Antara kerja mengejar cita-cita atau pulang ke rumah menghadapi segala problema keluarga. Lagi-lagi rupanya, film ini mencoba mengurai pembahasan yang tabu bagi mereka yang sedang merasa menjadi sandwich, lebih penting manakah antara lapisan roti atau isi roti?
4. Penyutradaraan dan penyuntingan gambar yang unik

Penyutradaraan dan penyuntingan gambar menjadi sorotan penting. Jika bukan disutradarai oleh Yandy Laurens, kesederhanaan sekaligus kekayaan emosi dari cerita ini mungkin akan disampaikan dengan cheesy dan berlalu begitu saja seperti keju palsu. Namun, semua pengadeganan dan momen dramatis di film ini disajikan dengan porsi yang cukup, tidak dipaksakan, dan tidak berlebihan.
Jika kita melihat penyuntingan gambarnya, Yandy dengan jeli menyimpan dan menahan adegan-adegan klimaks atau istilahnya, golden scene. Ketika biasanya di babak klimaks film-film sejenis, kita akan melihat adegan sedih yang diiringi tangisan bertubi-tubi, nyatanya di film ini kita tidak akan menemukan itu.
Persis di babak ketiga film, ketika penonton dibawa untuk berekspektasi akan ada sebuah pelukan haru antara Moko dan ponakan-ponakannya, tetapi yang terjadi adegan itu justru ditahan dan penonton diajak berpindah ke adegan lain. Begitu seterusnya, Yandy menyimpan semua gold scene hingga hampir menuju ending dari filmnya. Pada akhirnya, pelukan yang tertunda itu perlahan kembali sebagai sebuah flashback yang diulang satu per satu, datang sebagai klimaks dan pelukan hangat untuk kita semua.

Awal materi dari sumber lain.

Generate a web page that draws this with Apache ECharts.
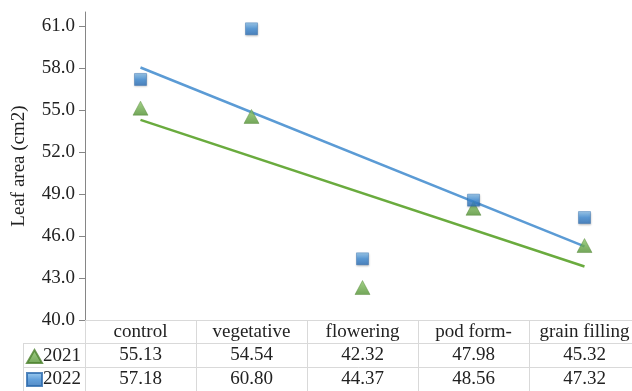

5. Sebuah surat cinta untuk kita semua

Ini bukan surat cinta yang terpaksa harus ditulis oleh siswa baru karena perpeloncoan masa-masa ospek di sekolah. Film 1 Kakak 7 Ponakan adalah film yang dibuat dengan jujur tanpa memaksakan diri untuk tampil sempurna, besar, dan menggelegar. Film ini adalah surat cinta untuk kita semua yang terus berjuang dalam mencintai keluarga dan sekeliling kita.